Problem statement: Look through the material and tally each line bearing the word "this". Give only the total.

Data rows:
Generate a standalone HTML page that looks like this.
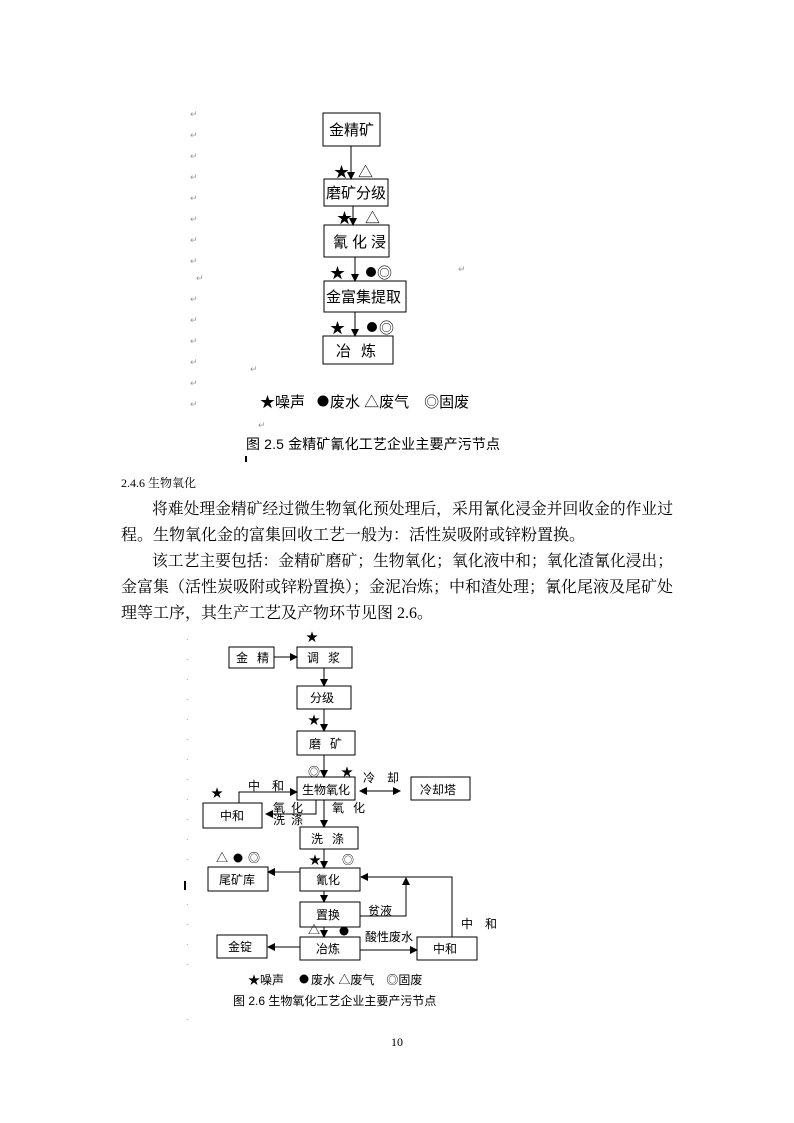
---
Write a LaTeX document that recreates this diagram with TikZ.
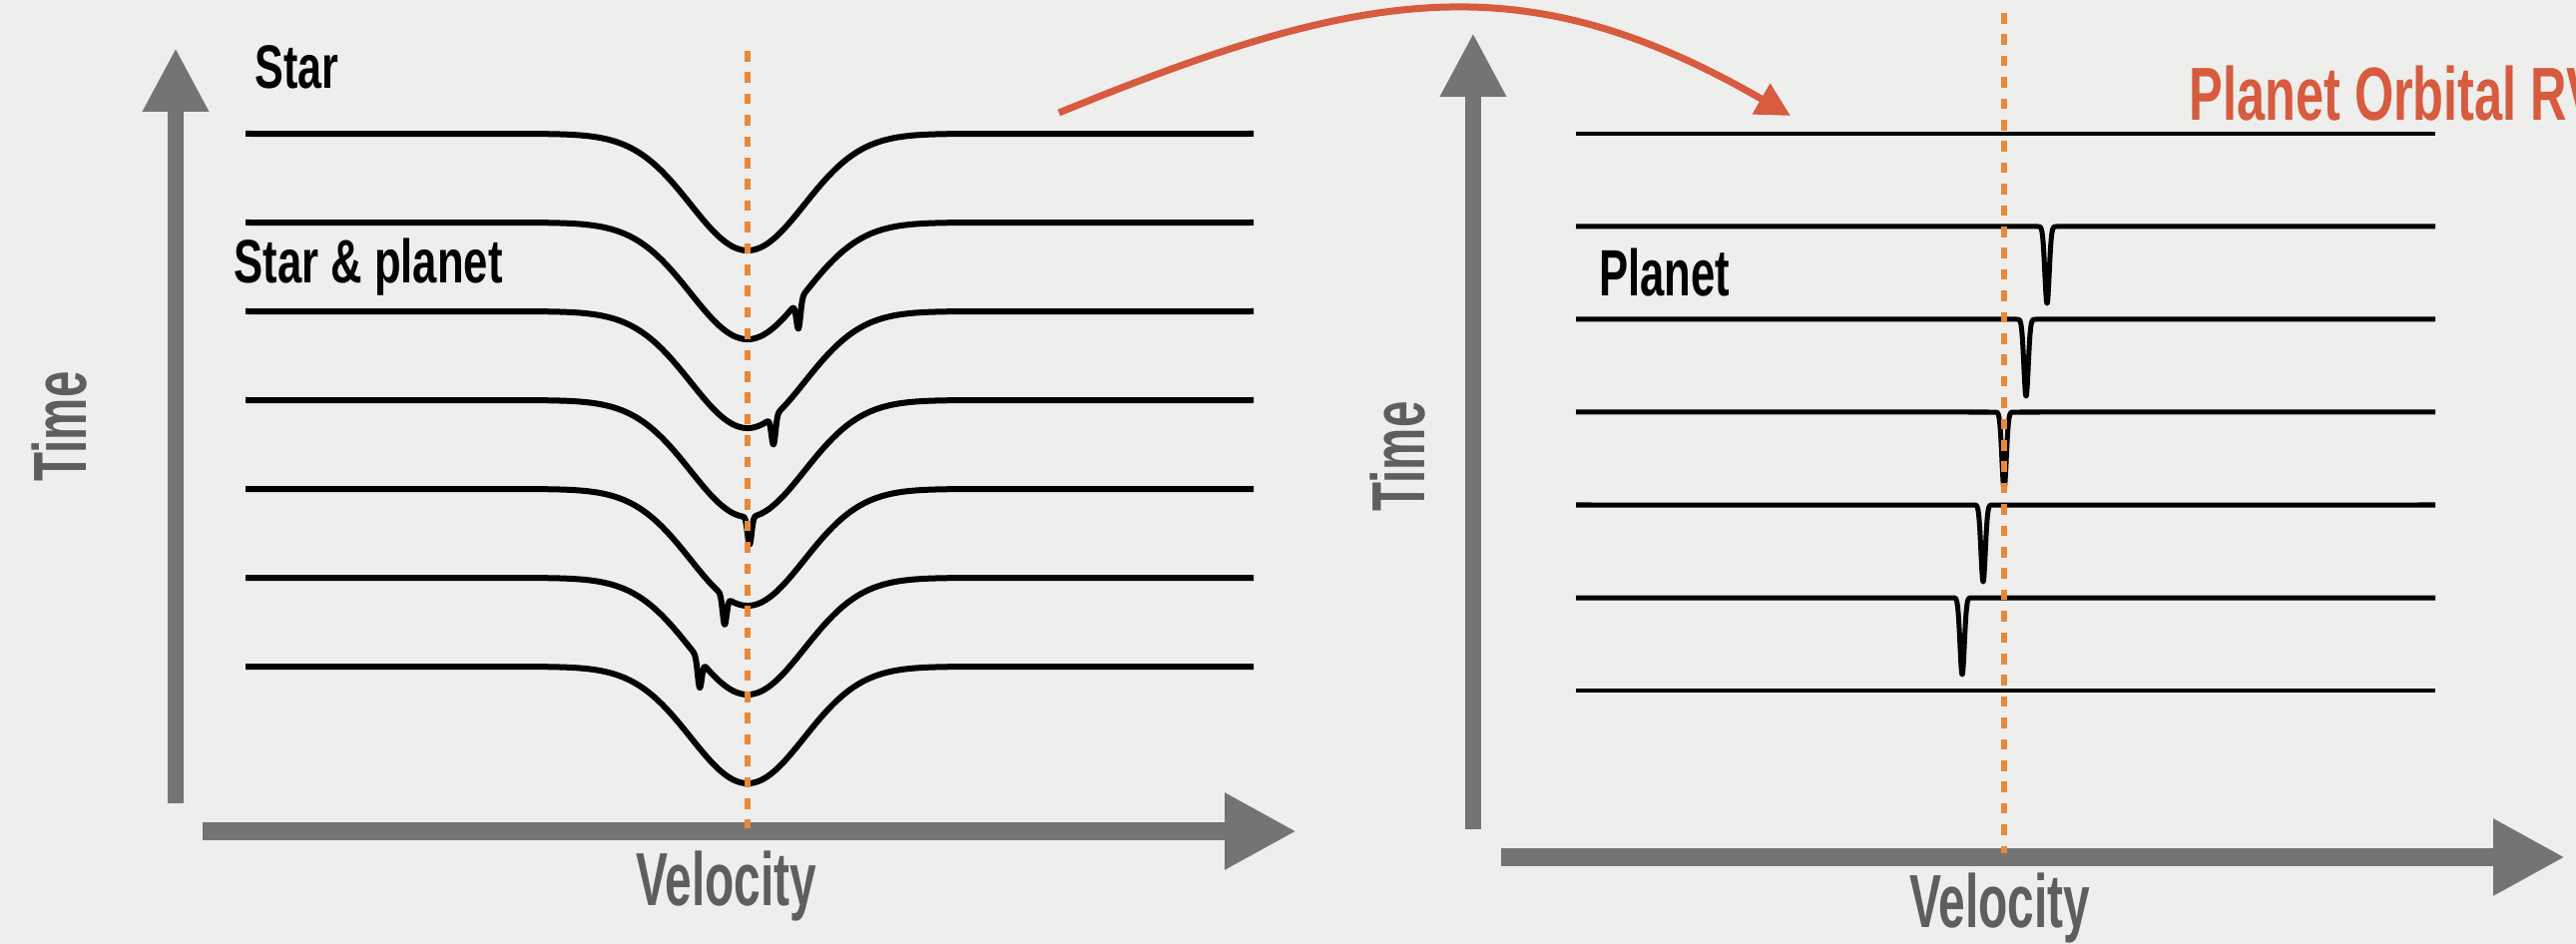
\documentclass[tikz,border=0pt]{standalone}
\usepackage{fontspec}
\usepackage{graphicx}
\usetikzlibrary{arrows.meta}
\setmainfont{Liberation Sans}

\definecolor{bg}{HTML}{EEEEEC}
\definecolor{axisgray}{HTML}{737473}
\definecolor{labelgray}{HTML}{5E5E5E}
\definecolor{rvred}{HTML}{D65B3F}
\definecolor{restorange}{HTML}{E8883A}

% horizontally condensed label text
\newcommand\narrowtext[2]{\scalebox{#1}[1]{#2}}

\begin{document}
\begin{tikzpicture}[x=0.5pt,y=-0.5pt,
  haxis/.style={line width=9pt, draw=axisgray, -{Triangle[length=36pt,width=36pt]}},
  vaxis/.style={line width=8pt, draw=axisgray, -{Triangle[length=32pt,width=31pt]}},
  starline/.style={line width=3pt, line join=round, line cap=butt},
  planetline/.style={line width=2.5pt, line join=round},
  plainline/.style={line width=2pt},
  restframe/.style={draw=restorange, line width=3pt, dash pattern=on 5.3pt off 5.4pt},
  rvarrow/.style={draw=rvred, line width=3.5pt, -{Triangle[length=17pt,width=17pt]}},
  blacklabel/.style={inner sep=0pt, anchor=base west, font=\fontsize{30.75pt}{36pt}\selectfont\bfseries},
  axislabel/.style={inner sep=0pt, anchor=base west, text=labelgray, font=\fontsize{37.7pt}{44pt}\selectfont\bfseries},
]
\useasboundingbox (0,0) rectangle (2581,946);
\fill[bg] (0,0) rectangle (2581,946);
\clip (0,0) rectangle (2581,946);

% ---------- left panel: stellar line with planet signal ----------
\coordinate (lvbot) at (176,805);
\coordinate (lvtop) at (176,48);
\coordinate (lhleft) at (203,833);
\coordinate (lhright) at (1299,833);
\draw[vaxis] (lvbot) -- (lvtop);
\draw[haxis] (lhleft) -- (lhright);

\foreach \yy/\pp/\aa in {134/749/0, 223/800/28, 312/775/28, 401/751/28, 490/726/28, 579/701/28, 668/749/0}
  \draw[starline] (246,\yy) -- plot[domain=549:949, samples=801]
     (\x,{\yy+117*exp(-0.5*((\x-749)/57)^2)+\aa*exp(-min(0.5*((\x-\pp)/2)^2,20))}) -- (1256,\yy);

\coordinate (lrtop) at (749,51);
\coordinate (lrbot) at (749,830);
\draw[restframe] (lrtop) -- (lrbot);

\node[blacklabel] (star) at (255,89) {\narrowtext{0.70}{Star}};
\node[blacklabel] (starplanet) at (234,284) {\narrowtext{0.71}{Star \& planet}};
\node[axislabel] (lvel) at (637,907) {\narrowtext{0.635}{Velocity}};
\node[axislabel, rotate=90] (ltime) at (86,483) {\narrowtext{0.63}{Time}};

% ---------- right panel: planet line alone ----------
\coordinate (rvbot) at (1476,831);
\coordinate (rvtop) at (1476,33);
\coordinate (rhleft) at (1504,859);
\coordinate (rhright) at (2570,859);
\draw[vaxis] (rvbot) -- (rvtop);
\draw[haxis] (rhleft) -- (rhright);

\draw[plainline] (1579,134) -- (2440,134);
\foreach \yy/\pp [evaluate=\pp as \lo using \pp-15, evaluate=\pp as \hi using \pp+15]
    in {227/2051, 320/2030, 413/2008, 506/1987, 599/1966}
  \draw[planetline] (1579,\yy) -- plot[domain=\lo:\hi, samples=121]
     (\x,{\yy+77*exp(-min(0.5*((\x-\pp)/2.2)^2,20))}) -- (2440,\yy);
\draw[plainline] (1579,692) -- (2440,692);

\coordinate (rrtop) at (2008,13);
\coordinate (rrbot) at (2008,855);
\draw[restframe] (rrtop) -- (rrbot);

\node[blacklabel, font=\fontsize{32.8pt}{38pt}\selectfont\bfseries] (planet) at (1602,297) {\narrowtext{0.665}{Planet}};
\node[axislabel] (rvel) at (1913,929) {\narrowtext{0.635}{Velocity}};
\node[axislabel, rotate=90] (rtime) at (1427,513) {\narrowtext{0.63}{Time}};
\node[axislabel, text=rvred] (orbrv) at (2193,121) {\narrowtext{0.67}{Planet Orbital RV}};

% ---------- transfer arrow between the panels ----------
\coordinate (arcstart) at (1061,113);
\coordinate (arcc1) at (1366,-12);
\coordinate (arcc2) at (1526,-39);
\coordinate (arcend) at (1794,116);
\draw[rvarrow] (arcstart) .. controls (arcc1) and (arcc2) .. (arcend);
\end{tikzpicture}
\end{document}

Result of the task: 2